Finalement le roman parle aussi de comment les obligations sociétales et patriarcales peuvent éloigner un père de sa fille, invitus invitam.
Les relations interculturelles sont également abordées à travers la relation d’Alia avec Quentin, un expatrié français. Comment cette relation soulève-t-elle des questions sur les différences culturelles et les préjugés ?
Au-delà des préjugés, la relation d’Alia avec Quentin est écrite d’avance, puisque chacun hérite de siècles d’histoire. Quentin sait la place que lui confère son arrivée au Maroc, comme en témoigne la maison qu’il habite, sa manière de se comporter dans la rue ou les endroits qu’il fréquente.
Alia, quant à elle, est intimidée et s’écrase. Elle a honte en permanence devant lui et n’ose pas dire non, car son rôle est écrit d’avance.
Bien sûr, elle pense vivre les choses différemment, et il faudra attendre qu’Alia arrive en France pour qu’elle réalise de quoi relevait sa relation avec Quentin. C’est pour cela qu’elle se dirige vers un commissariat, mais c’est ignorer que d’autres lois régissent …
Le Code pénal marocain et l’article 483 jouent un rôle important dans le roman. Comment avez-vous décidé d’aborder cette réalité légale et sociale dans l’histoire d’Alia ?
C’est une réalité que personne n’ignore au Maroc.
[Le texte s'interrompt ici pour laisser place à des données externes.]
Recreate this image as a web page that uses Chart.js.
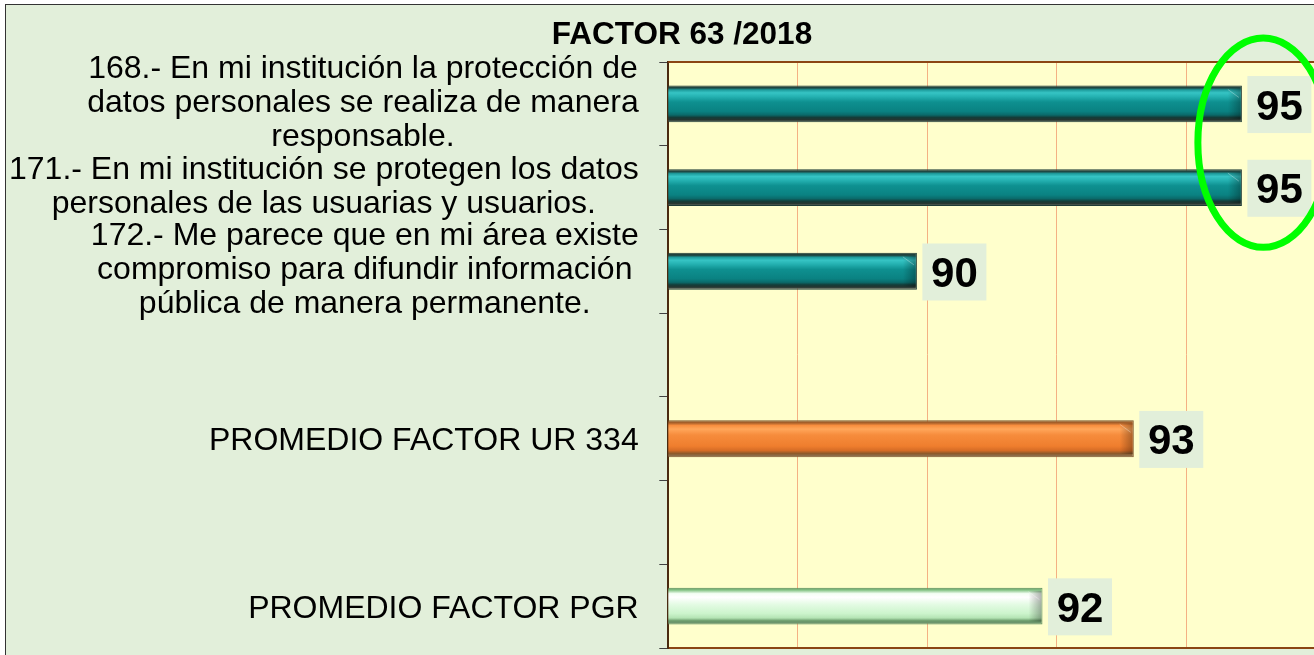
<!DOCTYPE html>
<html>
<head>
<meta charset="utf-8">
<script src="https://cdn.jsdelivr.net/npm/chart.js@4.4.1/dist/chart.umd.min.js"></script>
<style>
  html, body { margin:0; padding:0; background:#ffffff; overflow:hidden; }
  #frame { position:absolute; left:5px; top:4px; width:1400px; height:700px;
           border-left:1px solid #333; border-top:1px solid #333; background:#E2EFDA; }
  #wrap { position:absolute; left:0; top:0; width:1352px; height:650px; }
</style>
</head>
<body>
<div id="frame"><div id="wrap"><canvas id="c"></canvas></div></div>
<script>
// ---------- data ----------
const titleText = 'FACTOR 63 /2018';
const categories = [
  ['168.- En mi institución la protección de', 'datos personales se realiza de manera', 'responsable.'],
  ['171.- En mi institución se protegen los datos', 'personales de las usuarias y usuarios.'],
  ['172.- Me parece que en mi área existe', 'compromiso para difundir información', 'pública de manera permanente.'],
  '',
  'PROMEDIO FACTOR UR 334',
  '',
  'PROMEDIO FACTOR PGR'
];
const values = [94.86, 94.86, 89.84, null, 93.19, null, 91.78];
const valueLabels = ['95', '95', '90', '', '93', '', '92'];
const barKinds = ['item', 'item', 'item', null, 'ur', null, 'pgr'];
const xMin = 86, xMax = 96, xStep = 2;
const highlightCenterValue = 95.19;   // ellipse around the two 95 labels
const highlightCats = [0, 1];

// ---------- styles ----------
const palettes = {
  item: [[0,'#22352F'],[0.07,'#1E4A45'],[0.12,'#1E9C9C'],[0.20,'#36C4C4'],[0.30,'#25B2B2'],
         [0.45,'#0E9090'],[0.70,'#0A8282'],[0.80,'#0A6A6A'],[0.87,'#143C38'],[0.93,'#253530'],[1,'#6A7468']],
  ur:   [[0,'#7F5226'],[0.07,'#A9602A'],[0.14,'#F88E3E'],[0.24,'#FFA65A'],[0.40,'#F68C3C'],
         [0.70,'#EF7E2E'],[0.82,'#D66C26'],[0.90,'#8F5A2A'],[1,'#8A7A60']],
  pgr:  [[0,'#5A925A'],[0.07,'#8CC88C'],[0.16,'#F4FFF4'],[0.26,'#FFFFFF'],[0.45,'#E4FBE4'],
         [0.70,'#CCF4CC'],[0.82,'#B4E4B4'],[0.90,'#6A9A6A'],[1,'#6F8F6F']]
};
const borderCols = { item:'#1E3B36', ur:'#7F5226', pgr:'#5A8F5A' };
const FONT = "'Liberation Sans', Arial, sans-serif";
const BAR_PCT = 0.44;

function barBg(context) {
  const chart = context.chart;
  const kind = barKinds[context.dataIndex];
  const ys = chart.scales.y;
  if (!kind) return 'transparent';
  if (!ys || !chart.chartArea) return palettes[kind][5][1];
  const c = ys.getPixelForValue(context.dataIndex);
  const catH = Math.abs(ys.getPixelForValue(1) - ys.getPixelForValue(0));
  const h = catH * BAR_PCT;
  const g = chart.ctx.createLinearGradient(0, c - h/2, 0, c + h/2);
  palettes[kind].forEach(s => g.addColorStop(s[0], s[1]));
  return g;
}

const decorPlugin = {
  id: 'decor',
  beforeDraw(chart) {
    const {ctx, chartArea:a} = chart;
    ctx.save();
    ctx.fillStyle = '#FFFFCC';
    ctx.fillRect(a.left, a.top, a.right - a.left, a.bottom - a.top);
    ctx.restore();
  },
  afterDatasetsDraw(chart) {
    const {ctx, chartArea:a} = chart;
    const xs = chart.scales.x, ys = chart.scales.y;
    const meta = chart.getDatasetMeta(0);
    ctx.save();
    // bevel ends
    meta.data.forEach((el, i) => {
      if (values[i] == null) return;
      const top = el.y - el.height/2, bot = el.y + el.height/2;
      const right = el.x, left = el.base;
      let g = ctx.createLinearGradient(right - 14, 0, right - 1, 0);
      g.addColorStop(0, 'rgba(0,0,0,0)');
      g.addColorStop(1, 'rgba(0,0,0,0.30)');
      ctx.fillStyle = g;
      ctx.beginPath();
      ctx.moveTo(right - 14, top + 3);
      ctx.lineTo(right - 1, top + 3);
      ctx.lineTo(right - 1, bot - 3);
      ctx.lineTo(right - 14, bot - 3);
      ctx.closePath();
      ctx.fill();
      ctx.strokeStyle = 'rgba(255,255,255,0.3)';
      ctx.lineWidth = 1;
      ctx.beginPath();
      ctx.moveTo(right - 14, top + 4);
      ctx.lineTo(right - 3, top + 12);
      ctx.stroke();
      g = ctx.createLinearGradient(left + 1, 0, left + 12, 0);
      g.addColorStop(0, 'rgba(0,0,0,0.25)');
      g.addColorStop(1, 'rgba(0,0,0,0)');
      ctx.fillStyle = g;
      ctx.fillRect(left + 1, top + 3, 11, bot - top - 6);
    });
    // top/right border of plot area
    ctx.strokeStyle = '#8B4513';
    ctx.lineWidth = 2;
    ctx.beginPath();
    ctx.moveTo(a.left, a.top); ctx.lineTo(a.right, a.top);
    ctx.moveTo(a.right, a.top); ctx.lineTo(a.right, a.bottom);
    ctx.stroke();
    // value labels
    ctx.font = 'bold 42px ' + FONT;
    ctx.textAlign = 'center';
    ctx.textBaseline = 'alphabetic';
    meta.data.forEach((el, i) => {
      if (values[i] == null) return;
      const bx = el.x + 5.5, bw = 64, bh = 57;
      const cy = el.y + 0.7;
      ctx.fillStyle = '#E2EFDA';
      ctx.fillRect(bx, cy - bh/2, bw, bh);
      ctx.fillStyle = '#000000';
      ctx.fillText(valueLabels[i], bx + bw/2, cy + 15);
    });
    // category labels: block right-aligned to axis, lines centred within block
    ctx.font = '32px ' + FONT;
    ctx.fillStyle = '#000000';
    const rightEdge = a.left - 29.6;
    const lh = 34;
    chart.data.labels.forEach((lab, i) => {
      const lines = Array.isArray(lab) ? lab : [lab];
      if (!lines.join('')) return;
      const widest = Math.max(...lines.map(l => ctx.measureText(l).width));
      const cx = rightEdge - widest/2;
      const cy = ys.getPixelForValue(i);
      const n = lines.length;
      lines.forEach((l, k) => {
        const base = cy + 11.5 + (k - (n - 1)/2) * lh - (n > 1 ? 3.5 : 0);
        ctx.fillText(l, cx, base);
      });
    });
    // highlight ellipse
    const ppu = Math.abs(xs.getPixelForValue(1) - xs.getPixelForValue(0));
    const catH = Math.abs(ys.getPixelForValue(1) - ys.getPixelForValue(0));
    const ecx = xs.getPixelForValue(highlightCenterValue);
    const ecy = (ys.getPixelForValue(highlightCats[0]) + ys.getPixelForValue(highlightCats[1]))/2 - 3;
    ctx.strokeStyle = '#00FF00';
    ctx.lineWidth = 7;
    ctx.beginPath();
    ctx.ellipse(ecx, ecy, ppu * 1.01, catH * 1.25, 0, 0, Math.PI * 2);
    ctx.stroke();
    ctx.restore();
  }
};

new Chart(document.getElementById('c'), {
  type: 'bar',
  data: {
    labels: categories,
    datasets: [{
      data: values,
      backgroundColor: barBg,
      borderColor: (c) => borderCols[barKinds[c.dataIndex]] || 'transparent',
      borderWidth: 1,
      borderSkipped: false,
      barPercentage: BAR_PCT,
      categoryPercentage: 1.0
    }]
  },
  options: {
    indexAxis: 'y',
    responsive: true,
    maintainAspectRatio: false,
    animation: false,
    devicePixelRatio: 1,
    layout: { padding: { left: 42.3, right: 42.3, top: 0, bottom: 7 } },
    plugins: {
      legend: { display: false },
      tooltip: { enabled: false },
      title: {
        display: true,
        text: titleText,
        color: '#000000',
        font: { family: FONT, size: 31.5, weight: 'bold', lineHeight: 1.2 },
        padding: { top: 11, bottom: 8.2 }
      }
    },
    scales: {
      x: {
        type: 'linear',
        min: xMin, max: xMax,
        ticks: { display: false, stepSize: xStep },
        grid: { color: '#F4B183', lineWidth: 1, drawTicks: false },
        border: { display: true, color: '#8B4513', width: 2 },
        afterFit: s => { s.height = 0; }
      },
      y: {
        type: 'category',
        ticks: { display: false },
        grid: { drawOnChartArea: false, drawTicks: true, tickLength: 9, color: '#404040', lineWidth: 1 },
        border: { display: true, color: '#4A2A10', width: 2 },
        afterFit: s => { s.width = 620; }
      }
    }
  },
  plugins: [decorPlugin]
});
</script>
</body>
</html>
Au-delà des conséquences réelles que peut avoir cet article de loi, le citer permet de justifier ce qui nourrit la paranoïa d’Alia.
Bien sûr, et rationnellement, cela ne fait pas d’elle une hors-la-loi per se, ni un danger public. En revanche, cet article la plonge dans le désespoir puisqu’elle réalise qu’elle est coupable de ces photos, et qu’elle ne sera donc pas protégée.
Paradoxalement, c’est un article qui protège plus encore les agresseurs, puisqu’il renforce la vulnérabilité de leurs victimes.
C’est finalement ce qui la pousse à fuir.
Comment espérez-vous que votre roman contribue à la discussion sur les enjeux féminins et sociaux abordés dans l’histoire, non seulement au Maroc, mais également dans un contexte plus global ?
Je n’ai pas de telles aspirations pour ce roman, j’espère plutôt qu’Adieu Tanger puisse parler aux personnes qui ont pu connaître ou vivre des situations similaires. Écrire pour celles qui se taisent, et rendre à Alia et ses sœurs leur dignité, elles qui ont dû quitter leur pays, leur langue et leur maison par honte.
Alia fait le choix de quitter son pays pour échapper à une situation difficile. Pouvez-vous nous parler des thèmes de l’exil, de la perte d’identité et de la recherche d’une nouvelle vie qui sont présents dans le roman ?
Un des thèmes centraux du roman est effectivement celui de l’exil. C’est un exil intérieur qu’Alia connaît d’abord, puisqu’elle est séparée de son corps avec la publication des photos. De celui-ci découle l’impossible retour qui plonge Alia dans une errance permanente, condamnée à vivre dans une ville où elle ne peut penser dans sa langue, la parler ni la vivre, où elle est loin de ce qu’elle a connu et de ses proches. Cet éloignement crée une nostalgie fantasmagorique et douloureuse, qui la fige dans un passé qu’elle ne reverra pas et qu’elle reconstruit et transforme chaque fois. Dès lors, c’est un exil temporel qu’Alia subit : le temps passe pour tous ceux qu’elle a connus, là où il s’est arrêté pour elle, un matin où ses photos se sont retrouvées sur internet.